→ Required work
Starting from the top of the material, restate each line exactly until the line that contains "const fills = ['#ffffff', pattern, '#000000', '#000000'];", which is also copied. Pictures are excluded.

********

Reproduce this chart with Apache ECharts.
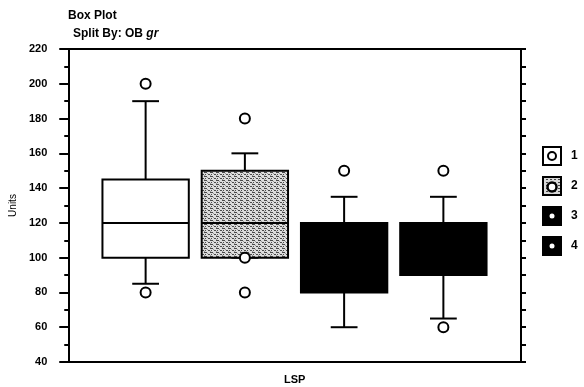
<!DOCTYPE html>
<html>
<head>
<meta charset="utf-8">
<script src="https://cdn.jsdelivr.net/npm/echarts@6/dist/echarts.min.js"></script>
<style>html,body{margin:0;padding:0;background:#fff;}#c{width:584px;height:387px;}</style>
</head>
<body>
<div id="c"></div>
<script>
// ---- data ----
const categories = ['1', '2', '3', '4'];
const lows    = [85, 100, 60, 65];
const q1s     = [100, 100, 80, 90];
const medians = [120, 120, 100, 105];
const q3s     = [145, 150, 120, 120];
const highs   = [190, 160, 135, 135];
const outliers = [[0, 200], [0, 80], [1, 180], [1, 100], [1, 80], [2, 150], [3, 150], [3, 60]];
const xCategory = ['LSP'];
const yMin = 40, yMax = 220, yStep = 20;

const FONT = 'Liberation Sans, Arial, sans-serif';

// stipple texture for group 2
function makePattern() {
  const cv = document.createElement('canvas');
  cv.width = 6; cv.height = 4;
  const ctx = cv.getContext('2d');
  ctx.fillStyle = '#dcdcdc'; ctx.fillRect(0, 0, 6, 4);
  ctx.fillStyle = '#4a4a4a';
  ctx.fillRect(0, 0, 3, 1);
  ctx.fillRect(4, 2, 2, 1);
  ctx.fillRect(1, 2, 1, 1);
  ctx.fillStyle = '#9a9a9a';
  ctx.fillRect(3, 1, 1, 1);
  ctx.fillRect(0, 3, 1, 1);
  return cv;
}
const pattern = { image: makePattern(), repeat: 'repeat' };
const fills = ['#ffffff', pattern, '#000000', '#000000'];

function svgIcon(kind) {
  let s;
  if (kind === 0) {
    s = '<svg xmlns="http://www.w3.org/2000/svg" width="24" height="20" viewBox="0 0 24 20"><rect x="1" y="1" width="18" height="18" fill="#fff" stroke="#000" stroke-width="2"/><circle cx="10" cy="10" r="4" fill="#fff" stroke="#000" stroke-width="2"/></svg>';
  } else if (kind === 1) {
    s = '<svg xmlns="http://www.w3.org/2000/svg" width="24" height="20" viewBox="0 0 24 20"><defs><pattern id="p" width="4" height="3" patternUnits="userSpaceOnUse"><rect width="4" height="3" fill="#d8d8d8"/><rect width="2" height="1" fill="#444"/></pattern></defs><rect x="1" y="1" width="18" height="18" fill="url(#p)" stroke="#000" stroke-width="2"/><circle cx="10" cy="11" r="4.5" fill="#fff" stroke="#000" stroke-width="2.5"/></svg>';
  } else {
    s = '<svg xmlns="http://www.w3.org/2000/svg" width="24" height="20" viewBox="0 0 24 20"><rect x="0" y="0" width="20" height="20" fill="#000"/><circle cx="10" cy="10" r="2.5" fill="#fff"/></svg>';
  }
  return 'image://data:image/svg+xml;charset=utf-8,' + encodeURIComponent(s);
}

function renderBox(params, api) {
  const x = api.value(0);
  const pLow = api.coord([x, api.value(1)]);
  const pQ1 = api.coord([x, api.value(2)]);
  const pMed = api.coord([x, api.value(3)]);
  const pQ3 = api.coord([x, api.value(4)]);
  const pHigh = api.coord([x, api.value(5)]);
  const band = api.size([1, 0])[0];
  const bw = band * 0.87, cw = band * 0.27;
  const cx = pQ1[0];
  const ls = { stroke: '#000', lineWidth: 2 };
  const fill = fills[params.seriesIndex];
  return {
    type: 'group',
    children: [
      { type: 'line', shape: { x1: cx, y1: pQ3[1], x2: cx, y2: pHigh[1] }, style: ls },
      { type: 'line', shape: { x1: cx - cw / 2, y1: pHigh[1], x2: cx + cw / 2, y2: pHigh[1] }, style: ls },
      { type: 'line', shape: { x1: cx, y1: pQ1[1], x2: cx, y2: pLow[1] }, style: ls },
      { type: 'line', shape: { x1: cx - cw / 2, y1: pLow[1], x2: cx + cw / 2, y2: pLow[1] }, style: ls },
      { type: 'rect', shape: { x: cx - bw / 2, y: pQ3[1], width: bw, height: pQ1[1] - pQ3[1] },
        style: { fill: fill, stroke: '#000', lineWidth: 2 } },
      { type: 'line', shape: { x1: cx - bw / 2, y1: pMed[1], x2: cx + bw / 2, y2: pMed[1] }, style: ls }
    ]
  };
}

const boxSeries = categories.map(function (name, i) {
  return {
    name: name,
    type: 'custom',
    xAxisIndex: 1,
    yAxisIndex: 2,
    renderItem: renderBox,
    encode: { x: 0, y: [1, 2, 3, 4, 5] },
    silent: true,
    data: [[i, lows[i], q1s[i], medians[i], q3s[i], highs[i]]]
  };
});

const chart = echarts.init(document.getElementById('c'), null, { renderer: 'canvas' });
chart.setOption({
  animation: false,
  backgroundColor: '#fff',
  title: [
    { text: 'Box Plot', left: 68, top: 10, padding: 0,
      textStyle: { fontFamily: FONT, fontSize: 12, fontWeight: 'bold', color: '#000' } },
    { text: 'Split By: OB {i|gr}', left: 73, top: 28, padding: 0,
      textStyle: { fontFamily: FONT, fontSize: 12, fontWeight: 'bold', color: '#000',
        rich: { i: { fontFamily: FONT, fontSize: 12, fontWeight: 'bold', fontStyle: 'italic', color: '#000' } } } }
  ],
  legend: {
    orient: 'vertical',
    left: 542,
    top: 146,
    itemWidth: 24,
    itemHeight: 20,
    itemGap: 10,
    padding: 0,
    selectedMode: false,
    textStyle: { fontFamily: FONT, fontSize: 12, fontWeight: 'bold', color: '#000' },
    data: categories.map(function (n, i) { return { name: n, icon: svgIcon(i) }; })
  },
  grid: [
    { left: 67, right: 63, top: 49, bottom: 25 },
    { left: 96, right: 91, top: 49, bottom: 25 }
  ],
  xAxis: [
    { type: 'category', gridIndex: 0, data: xCategory, position: 'bottom',
      axisLine: { lineStyle: { color: '#000', width: 2 } },
      axisTick: { alignWithLabel: true, length: 4, lineStyle: { width: 2, color: '#000' } },
      axisLabel: { margin: 12, fontFamily: FONT, fontSize: 11, fontWeight: 'bold', color: '#000' },
      splitLine: { show: false } },
    { type: 'category', gridIndex: 1, data: categories, show: false },
    { type: 'category', gridIndex: 0, data: xCategory, position: 'top',
      axisLine: { lineStyle: { color: '#000', width: 2 } },
      axisTick: { show: false }, axisLabel: { show: false }, splitLine: { show: false } }
  ],
  yAxis: [
    { type: 'value', gridIndex: 0, min: yMin, max: yMax, interval: yStep, position: 'left',
      name: 'Units', nameLocation: 'middle', nameGap: 48, nameRotate: 90,
      nameTextStyle: { fontFamily: FONT, fontSize: 10, color: '#000' },
      axisLine: { show: true, lineStyle: { color: '#000', width: 2 } },
      axisTick: { show: true, length: 9, lineStyle: { color: '#000', width: 2 } },
      minorTick: { show: true, splitNumber: 2, length: 4, lineStyle: { color: '#000', width: 2 } },
      axisLabel: { margin: 21, fontFamily: FONT, fontSize: 11, fontWeight: 'bold', color: '#000' },
      splitLine: { show: false }, minorSplitLine: { show: false } },
    { type: 'value', gridIndex: 0, min: yMin, max: yMax, interval: yStep / 2, position: 'right',
      axisLine: { show: true, lineStyle: { color: '#000', width: 2 } },
      axisTick: { show: true, length: 5, lineStyle: { color: '#000', width: 2 } },
      axisLabel: { show: false }, splitLine: { show: false } },
    { type: 'value', gridIndex: 1, min: yMin, max: yMax, show: false, splitLine: { show: false } }
  ],
  series: boxSeries.concat([
    {
      name: 'outliers',
      type: 'scatter',
      xAxisIndex: 1,
      yAxisIndex: 2,
      symbol: 'circle',
      symbolSize: 10,
      silent: true,
      z: 5,
      itemStyle: { color: '#fff', borderColor: '#000', borderWidth: 2, opacity: 1 },
      data: outliers
    }
  ])
});
</script>
</body>
</html>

********

→ Response
Reproduce this chart with Apache ECharts.
<!DOCTYPE html>
<html>
<head>
<meta charset="utf-8">
<script src="https://cdn.jsdelivr.net/npm/echarts@6/dist/echarts.min.js"></script>
<style>html,body{margin:0;padding:0;background:#fff;}#c{width:584px;height:387px;}</style>
</head>
<body>
<div id="c"></div>
<script>
// ---- data ----
const categories = ['1', '2', '3', '4'];
const lows    = [85, 100, 60, 65];
const q1s     = [100, 100, 80, 90];
const medians = [120, 120, 100, 105];
const q3s     = [145, 150, 120, 120];
const highs   = [190, 160, 135, 135];
const outliers = [[0, 200], [0, 80], [1, 180], [1, 100], [1, 80], [2, 150], [3, 150], [3, 60]];
const xCategory = ['LSP'];
const yMin = 40, yMax = 220, yStep = 20;

const FONT = 'Liberation Sans, Arial, sans-serif';

// stipple texture for group 2
function makePattern() {
  const cv = document.createElement('canvas');
  cv.width = 6; cv.height = 4;
  const ctx = cv.getContext('2d');
  ctx.fillStyle = '#dcdcdc'; ctx.fillRect(0, 0, 6, 4);
  ctx.fillStyle = '#4a4a4a';
  ctx.fillRect(0, 0, 3, 1);
  ctx.fillRect(4, 2, 2, 1);
  ctx.fillRect(1, 2, 1, 1);
  ctx.fillStyle = '#9a9a9a';
  ctx.fillRect(3, 1, 1, 1);
  ctx.fillRect(0, 3, 1, 1);
  return cv;
}
const pattern = { image: makePattern(), repeat: 'repeat' };
const fills = ['#ffffff', pattern, '#000000', '#000000'];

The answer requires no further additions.